Auch in Opus Number Zoo geht es um Tiergeschichten. Man darf dabei ruhig an das ländliche Italien der Kriegsjahre denken, in dem Luciano Berio aufwuchs (im ligurischen Imperia). 1951, als er sein Kompositions- und Dirigierstudium bei Ghedini und Giulini in Mailand beendet hatte, setzte er den Haustieren Italiens mit Opus Number Zoo ein liebevolles Denkmal. Wie alle seine Kollegen aus der Avantgarde-Generation (Stockhausen, Boulez u.a.) suchte auch Berio damals nach neuen Formen des Musizierens. Eine davon, die sog. „Sprachkomposition“, hat für sein Children’s Play for Woodwind Quintet Pate gestanden. Im Gefolge von Schönbergs Pierrot lunaire strebte man nach neuen Verbindungen zwischen gesprochenem Wort und Musik. Heute, nach einem halben Jahrhundert Avantgarde, kann uns keiner dieser Versuche schockieren, damals jedoch löckten sie wider den Stachel des gediegenen Kammermusizierens und zwangen die Instrumentalisten, sich in neue Rollen zu finden.

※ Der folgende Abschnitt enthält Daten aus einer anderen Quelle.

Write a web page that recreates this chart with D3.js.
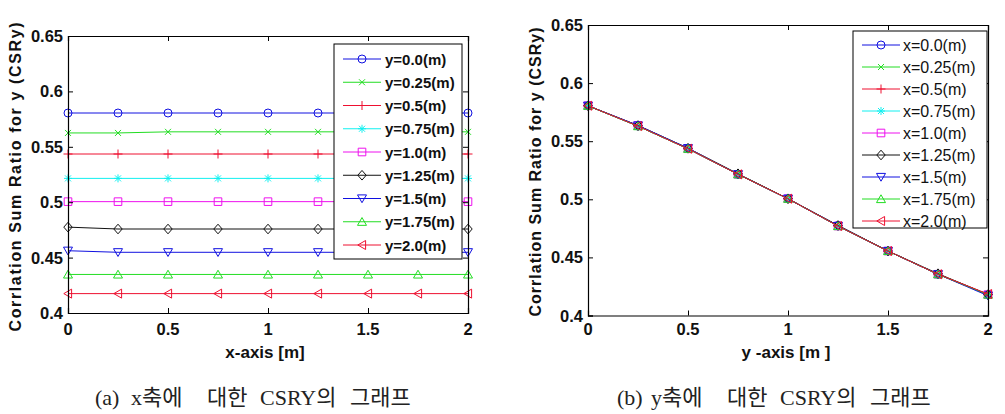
<!DOCTYPE html>
<html>
<head>
<meta charset="utf-8">
<script src="https://cdn.jsdelivr.net/npm/d3@7"></script>
<style>
  html, body { margin: 0; padding: 0; background: #fff; }
  svg { display: block; }
</style>
</head>
<body>
<div id="chart"></div>
<script>
// ---------------- data ----------------
const gridPoints = [0, 0.25, 0.5, 0.75, 1, 1.25, 1.5, 1.75, 2];
const xTickValues = [0, 0.5, 1, 1.5, 2];
const yTickValues = [0.4, 0.45, 0.5, 0.55, 0.6, 0.65];
const yTickLabels = ["0.4", "0.45", "0.5", "0.55", "0.6", "0.65"];
const xTickLabels = ["0", "0.5", "1", "1.5", "2"];

const leftLegendLabels = ["y=0.0(m)", "y=0.25(m)", "y=0.5(m)", "y=0.75(m)", "y=1.0(m)", "y=1.25(m)", "y=1.5(m)", "y=1.75(m)", "y=2.0(m)"];
const rightLegendLabels = ["x=0.0(m)", "x=0.25(m)", "x=0.5(m)", "x=0.75(m)", "x=1.0(m)", "x=1.25(m)", "x=1.5(m)", "x=1.75(m)", "x=2.0(m)"];

// (a) CSRy along x for fixed y
const csrY000 = [0.5805, 0.5805, 0.5805, 0.5805, 0.5805, 0.5805, 0.5805, 0.5805, 0.5805];
const csrY025 = [0.5625, 0.5625, 0.5635, 0.5635, 0.5635, 0.5635, 0.5635, 0.5635, 0.5635];
const csrY050 = [0.5435, 0.5435, 0.5435, 0.5435, 0.5435, 0.5435, 0.5435, 0.5435, 0.5435];
const csrY075 = [0.5215, 0.5215, 0.5215, 0.5215, 0.5215, 0.5215, 0.5215, 0.5215, 0.5215];
const csrY100 = [0.5005, 0.5005, 0.5005, 0.5005, 0.5005, 0.5005, 0.5005, 0.5005, 0.5005];
const csrY125 = [0.4775, 0.4758, 0.4758, 0.4758, 0.4758, 0.4758, 0.4758, 0.4758, 0.4758];
const csrY150 = [0.4562, 0.4548, 0.4548, 0.4548, 0.4548, 0.4548, 0.4548, 0.4548, 0.4548];
const csrY175 = [0.4348, 0.4348, 0.4348, 0.4348, 0.4348, 0.4348, 0.4348, 0.4348, 0.4348];
const csrY200 = [0.4175, 0.4175, 0.4175, 0.4175, 0.4175, 0.4175, 0.4175, 0.4175, 0.4175];

// (b) CSRy along y for fixed x
const csrX000 = [0.5805, 0.5630, 0.5435, 0.5215, 0.5005, 0.4775, 0.4555, 0.4355, 0.4180];
const csrX025 = [0.5805, 0.5630, 0.5435, 0.5215, 0.5005, 0.4770, 0.4555, 0.4355, 0.4180];
const csrX050 = [0.5805, 0.5630, 0.5435, 0.5215, 0.5005, 0.4770, 0.4555, 0.4355, 0.4180];
const csrX075 = [0.5805, 0.5630, 0.5435, 0.5215, 0.5005, 0.4770, 0.4555, 0.4355, 0.4180];
const csrX100 = [0.5805, 0.5635, 0.5435, 0.5215, 0.5005, 0.4770, 0.4555, 0.4355, 0.4180];
const csrX125 = [0.5805, 0.5635, 0.5440, 0.5220, 0.5005, 0.4775, 0.4555, 0.4360, 0.4180];
const csrX150 = [0.5805, 0.5635, 0.5440, 0.5215, 0.5005, 0.4770, 0.4555, 0.4355, 0.4170];
const csrX175 = [0.5805, 0.5630, 0.5435, 0.5215, 0.5005, 0.4770, 0.4555, 0.4355, 0.4180];
const csrX200 = [0.5805, 0.5630, 0.5435, 0.5215, 0.5005, 0.4770, 0.4555, 0.4355, 0.4185];

const leftSeries = [csrY000, csrY025, csrY050, csrY075, csrY100, csrY125, csrY150, csrY175, csrY200];
const rightSeries = [csrX000, csrX025, csrX050, csrX075, csrX100, csrX125, csrX150, csrX175, csrX200];

// ---------------- styles ----------------
const seriesColors = ["#1010e0", "#22dd22", "#ee1030", "#10f0f0", "#ee10ee", "#111111", "#1010e0", "#22dd22", "#ee1030"];
const seriesMarkers = ["o", "x", "+", "*", "s", "d", "v", "^", "<"];
const FONT = "'Liberation Sans', Arial, Helvetica, sans-serif";

function markerPath(m) {
  switch (m) {
    case "o": return "M4,0A4,4 0 1,1 -4,0A4,4 0 1,1 4,0Z";
    case "x": return "M-3,-3L3,3M-3,3L3,-3";
    case "+": return "M-4.5,0L4.5,0M0,-4.5L0,4.5";
    case "*": return "M-4,0L4,0M0,-4L0,4M-3,-3L3,3M-3,3L3,-3";
    case "s": return "M-3.8,-3.8L3.8,-3.8L3.8,3.8L-3.8,3.8Z";
    case "d": return "M0,-4.8L4.2,0L0,4.8L-4.2,0Z";
    case "v": return "M-4.5,-3.6L4.5,-3.6L0,4.2Z";
    case "^": return "M-4.5,3.6L4.5,3.6L0,-4.2Z";
    case "<": return "M-4.2,0L3.6,-4.5L3.6,4.5Z";
  }
}

const svg = d3.select("#chart").append("svg")
  .attr("width", 1005).attr("height", 414)
  .style("font-family", FONT);

function drawPanel(cfg) {
  const x = d3.scaleLinear().domain([0, 2]).range([cfg.left, cfg.right]);
  const y = d3.scaleLinear().domain([0.4, 0.65]).range([cfg.bottom, cfg.top]);
  const g = svg.append("g");

  // series lines + markers
  cfg.series.forEach((vals, i) => {
    const pts = gridPoints.map((gx, k) => [gx, vals[k]]);
    const line = d3.line().x(d => x(d[0])).y(d => y(d[1]));
    g.append("path").attr("d", line(pts))
      .attr("fill", "none").attr("stroke", seriesColors[i]).attr("stroke-width", 1);
    g.selectAll(null).data(pts).enter().append("path")
      .attr("transform", d => `translate(${x(d[0])},${y(d[1])})`)
      .attr("d", markerPath(seriesMarkers[i]))
      .attr("fill", "none").attr("stroke", seriesColors[i]).attr("stroke-width", 1);
  });

  // axes with inward ticks on all four sides
  const axB = d3.axisBottom(x).tickValues(xTickValues).tickSize(-5).tickFormat("");
  const axT = d3.axisTop(x).tickValues(xTickValues).tickSize(-5).tickFormat("");
  const axL = d3.axisLeft(y).tickValues(yTickValues).tickSize(-5).tickFormat("");
  const axR = d3.axisRight(y).tickValues(yTickValues).tickSize(-5).tickFormat("");
  [[axB, `translate(0,${cfg.bottom})`], [axT, `translate(0,${cfg.top})`],
   [axL, `translate(${cfg.left},0)`], [axR, `translate(${cfg.right},0)`]].forEach(([ax, tr]) => {
    const a = g.append("g").attr("transform", tr).call(ax);
    a.select(".domain").attr("stroke", "#000").attr("stroke-width", 1.2);
    a.selectAll(".tick line").attr("stroke", "#000");
  });

  // tick labels
  g.selectAll(null).data(yTickValues).enter().append("text")
    .attr("x", cfg.left - 5).attr("y", d => y(d) + 6)
    .attr("text-anchor", "end").attr("font-size", 16.5).attr("font-weight", "bold")
    .attr("fill", "#111")
    .text((d, i) => yTickLabels[i]);
  g.selectAll(null).data(xTickValues).enter().append("text")
    .attr("x", d => x(d)).attr("y", 335)
    .attr("text-anchor", "middle").attr("font-size", 16.5).attr("font-weight", "bold")
    .attr("fill", "#111")
    .text((d, i) => xTickLabels[i]);

  // axis titles
  g.append("text").attr("x", cfg.xlabelX).attr("y", 358)
    .attr("text-anchor", "middle").attr("font-size", 17).attr("font-weight", "bold")
    .attr("fill", "#111").attr("xml:space", "preserve").text(cfg.xlabel);
  g.append("text")
    .attr("transform", `translate(${cfg.ylabelX},${cfg.ylabelY}) rotate(-90)`)
    .attr("text-anchor", "middle").attr("font-size", 16).attr("font-weight", "bold")
    .attr("fill", "#111")
    .attr("textLength", cfg.ylabelLen).attr("lengthAdjust", "spacing")
    .text("Corrlation Sum Ratio for y (CSRy)");

  // legend
  const L = cfg.legend;
  const lg = g.append("g");
  lg.append("rect").attr("x", L.x0).attr("y", L.y0)
    .attr("width", L.x1 - L.x0).attr("height", L.y1 - L.y0)
    .attr("fill", "#fff").attr("stroke", "#000").attr("stroke-width", 1);
  cfg.labels.forEach((lab, i) => {
    const ry = L.row0 + i * L.step;
    lg.append("line").attr("x1", L.lx0).attr("x2", L.lx1).attr("y1", ry).attr("y2", ry)
      .attr("stroke", seriesColors[i]).attr("stroke-width", 1);
    lg.append("path").attr("transform", `translate(${(L.lx0 + L.lx1) / 2},${ry})`)
      .attr("d", markerPath(seriesMarkers[i]))
      .attr("fill", "none").attr("stroke", seriesColors[i]);
    lg.append("text").attr("x", L.tx).attr("y", ry + 5.5)
      .attr("font-size", L.fs).attr("font-weight", L.fw).attr("fill", "#111")
      .text(lab);
  });

  // caption (Korean)
  const cap = svg.append("text").attr("y", 405)
    .attr("font-size", 22).attr("fill", "#222")
    .style("font-family", "'Liberation Serif', 'DejaVu Serif', 'Noto Sans CJK KR', serif");
  cfg.caption.forEach(([txt, cx]) => {
    cap.append("tspan").attr("x", cx).text(txt);
  });
}

drawPanel({
  left: 68, right: 468, top: 36, bottom: 313,
  series: leftSeries, labels: leftLegendLabels,
  xlabel: "x-axis [m]", xlabelX: 265,
  ylabelX: 21, ylabelY: 177, ylabelLen: 309,
  legend: { x0: 334, y0: 44, x1: 462, y1: 259, row0: 59, step: 23.25, lx0: 343, lx1: 381, tx: 385, fs: 15, fw: "bold" },
  caption: [["(a) ", 95], ["x축에 ", 131], ["대한 ", 207], ["CSRY의 ", 260], ["그래프", 350]]
});

drawPanel({
  left: 588, right: 988, top: 25, bottom: 315.5,
  series: rightSeries, labels: rightLegendLabels,
  xlabel: "y -axis [m ]", xlabelX: 786,
  ylabelX: 541, ylabelY: 172, ylabelLen: 289,
  legend: { x0: 853, y0: 31, x1: 987, y1: 228, row0: 45, step: 22, lx0: 862, lx1: 900, tx: 903, fs: 16, fw: "normal" },
  caption: [["(b) ", 617], ["y축에 ", 651], ["대한 ", 727], ["CSRY의 ", 780], ["그래프", 870]]
});
</script>
</body>
</html>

In Berios Opus Number Zoo müssen sie spielen, d.h. nicht nur „musizieren“, sondern auch an einem kindlichen Spiel teilnehmen: Jeder darf eine Geschichte erzählen, während die anderen weiterspielen. Der Text von Rhoda Levine (deutsch: Friedl Hofbauer) berichtet von kuriosen, aber auch doppelbödigen Tierschicksalen. Im ersten Satz lässt sich ein Hühnchen auf einen Tanz mit dem Fuchs ein und merkt zu spät, dass dabei ein Licht erlischt – sein eigenes Lebenslicht. Das Reh denkt im zweiten Satz über den Sinn des Lebens nach, insonderheit über die Frage, warum das Zweibein, genannt Mensch, eigentlich immerzu die Welt zertrampele. Die alte Maus im dritten Stück ist tanzmüde geworden. Sie hält den jungen Mäusen eine Predigt über die Last des Alters. Zwei streunende Großstadtkater liefern sich im Finale ein beein-druckendes Gefecht. Beide können nur mit Blessuren den Heimweg antreten.